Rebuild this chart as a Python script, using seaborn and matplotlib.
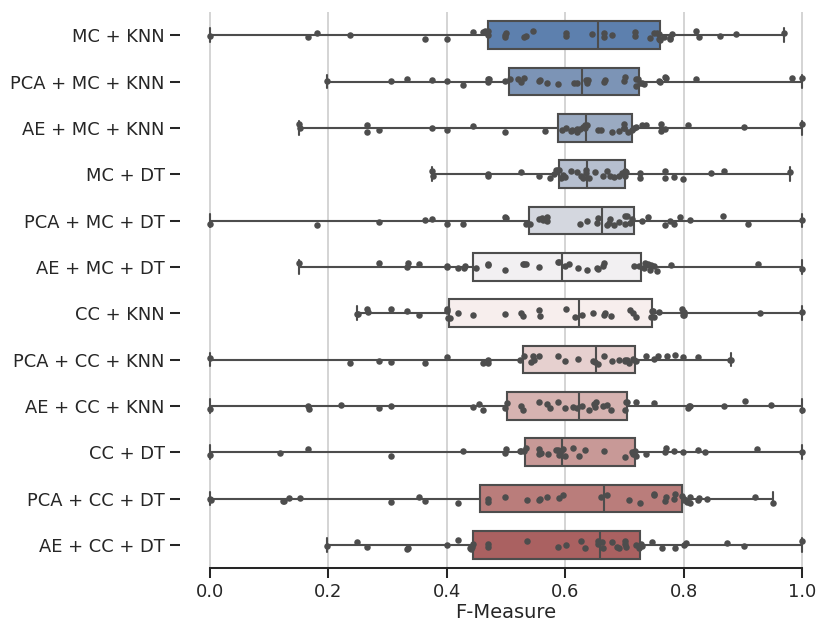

* * *

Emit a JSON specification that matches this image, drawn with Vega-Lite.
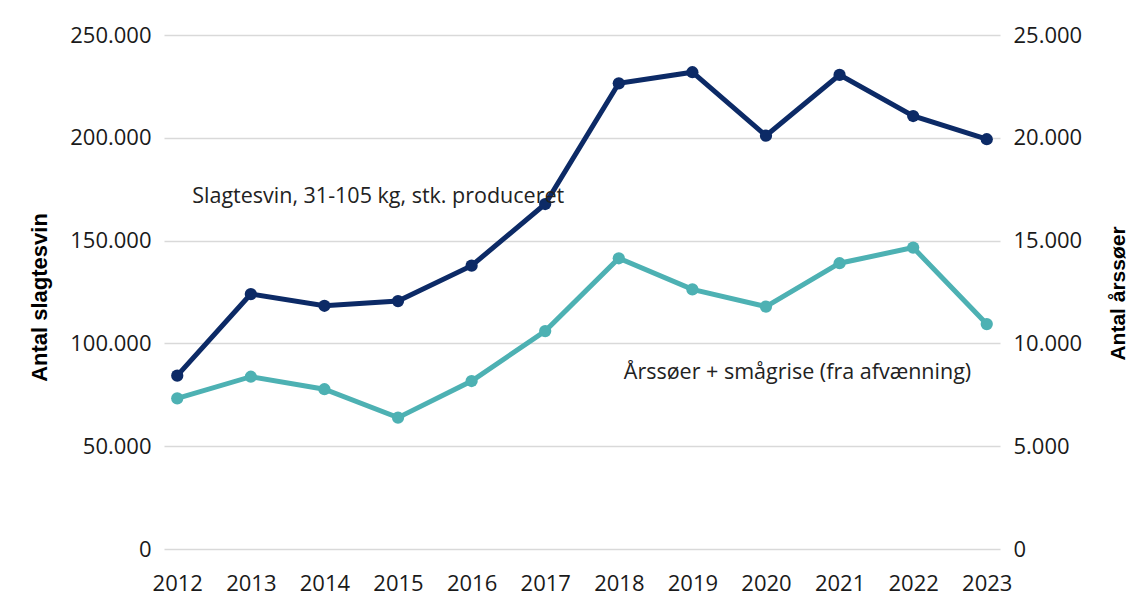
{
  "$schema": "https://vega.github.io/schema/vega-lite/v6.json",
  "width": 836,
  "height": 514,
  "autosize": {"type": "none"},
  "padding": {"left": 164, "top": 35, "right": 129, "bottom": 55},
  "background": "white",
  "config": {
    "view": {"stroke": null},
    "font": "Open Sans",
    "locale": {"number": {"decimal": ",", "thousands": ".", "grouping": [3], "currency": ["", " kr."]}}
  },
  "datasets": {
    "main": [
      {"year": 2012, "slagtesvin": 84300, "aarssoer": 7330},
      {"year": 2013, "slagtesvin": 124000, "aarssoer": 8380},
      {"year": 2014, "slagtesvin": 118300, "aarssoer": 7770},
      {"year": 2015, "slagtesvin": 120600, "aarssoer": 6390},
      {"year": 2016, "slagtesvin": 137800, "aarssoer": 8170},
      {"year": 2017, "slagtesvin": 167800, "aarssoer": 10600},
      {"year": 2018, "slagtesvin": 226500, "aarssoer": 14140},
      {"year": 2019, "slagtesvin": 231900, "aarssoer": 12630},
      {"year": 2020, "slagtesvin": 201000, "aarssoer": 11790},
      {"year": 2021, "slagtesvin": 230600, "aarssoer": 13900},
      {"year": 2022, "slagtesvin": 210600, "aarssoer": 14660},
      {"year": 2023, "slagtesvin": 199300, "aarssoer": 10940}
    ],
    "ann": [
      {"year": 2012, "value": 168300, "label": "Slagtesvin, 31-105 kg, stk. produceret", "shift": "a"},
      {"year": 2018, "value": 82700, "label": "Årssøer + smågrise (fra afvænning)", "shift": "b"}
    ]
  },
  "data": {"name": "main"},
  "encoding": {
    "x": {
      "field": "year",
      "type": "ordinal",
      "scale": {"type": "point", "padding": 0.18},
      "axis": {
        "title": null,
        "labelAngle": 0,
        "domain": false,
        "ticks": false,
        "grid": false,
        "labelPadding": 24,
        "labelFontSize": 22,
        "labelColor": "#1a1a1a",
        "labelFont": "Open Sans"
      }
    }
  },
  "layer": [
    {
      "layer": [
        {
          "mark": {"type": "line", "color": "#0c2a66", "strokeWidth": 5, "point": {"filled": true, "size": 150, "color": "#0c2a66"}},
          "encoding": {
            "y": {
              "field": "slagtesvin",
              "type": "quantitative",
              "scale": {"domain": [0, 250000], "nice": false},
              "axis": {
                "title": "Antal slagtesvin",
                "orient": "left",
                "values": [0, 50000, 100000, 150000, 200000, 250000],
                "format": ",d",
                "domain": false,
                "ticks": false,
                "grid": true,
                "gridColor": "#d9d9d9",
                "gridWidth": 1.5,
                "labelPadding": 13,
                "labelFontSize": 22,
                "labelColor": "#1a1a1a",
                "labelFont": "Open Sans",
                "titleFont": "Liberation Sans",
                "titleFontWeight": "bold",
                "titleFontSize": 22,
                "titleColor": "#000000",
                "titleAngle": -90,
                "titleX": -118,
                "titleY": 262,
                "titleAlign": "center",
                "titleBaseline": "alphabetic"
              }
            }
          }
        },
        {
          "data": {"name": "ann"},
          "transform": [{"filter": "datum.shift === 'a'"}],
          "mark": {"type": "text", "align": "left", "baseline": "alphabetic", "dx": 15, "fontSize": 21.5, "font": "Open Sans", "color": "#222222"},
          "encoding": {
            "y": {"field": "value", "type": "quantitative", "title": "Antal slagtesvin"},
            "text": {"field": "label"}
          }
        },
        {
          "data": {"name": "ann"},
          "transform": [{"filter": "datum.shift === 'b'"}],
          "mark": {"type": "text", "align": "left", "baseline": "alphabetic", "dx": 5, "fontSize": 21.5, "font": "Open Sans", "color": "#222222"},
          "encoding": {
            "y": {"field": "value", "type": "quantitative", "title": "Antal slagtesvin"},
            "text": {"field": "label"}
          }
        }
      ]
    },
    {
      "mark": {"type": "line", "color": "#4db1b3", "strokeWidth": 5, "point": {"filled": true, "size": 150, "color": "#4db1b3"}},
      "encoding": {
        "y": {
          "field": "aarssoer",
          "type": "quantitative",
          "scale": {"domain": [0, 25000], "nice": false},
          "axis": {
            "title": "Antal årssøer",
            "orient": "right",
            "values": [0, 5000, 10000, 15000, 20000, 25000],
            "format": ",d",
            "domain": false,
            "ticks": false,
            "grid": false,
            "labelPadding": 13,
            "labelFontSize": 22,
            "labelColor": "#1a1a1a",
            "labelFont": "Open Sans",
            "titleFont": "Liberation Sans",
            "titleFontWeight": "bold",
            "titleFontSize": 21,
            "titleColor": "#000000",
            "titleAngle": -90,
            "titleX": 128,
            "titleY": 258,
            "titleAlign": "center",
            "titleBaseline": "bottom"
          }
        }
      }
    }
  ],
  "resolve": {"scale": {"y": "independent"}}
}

▶ [The exercise]
Pick out the lines containing the word "this" and show them.

▶ [Task solution]
Rebuild this chart as a Python script, using seaborn and matplotlib.
Emit a JSON specification that matches this image, drawn with Vega-Lite.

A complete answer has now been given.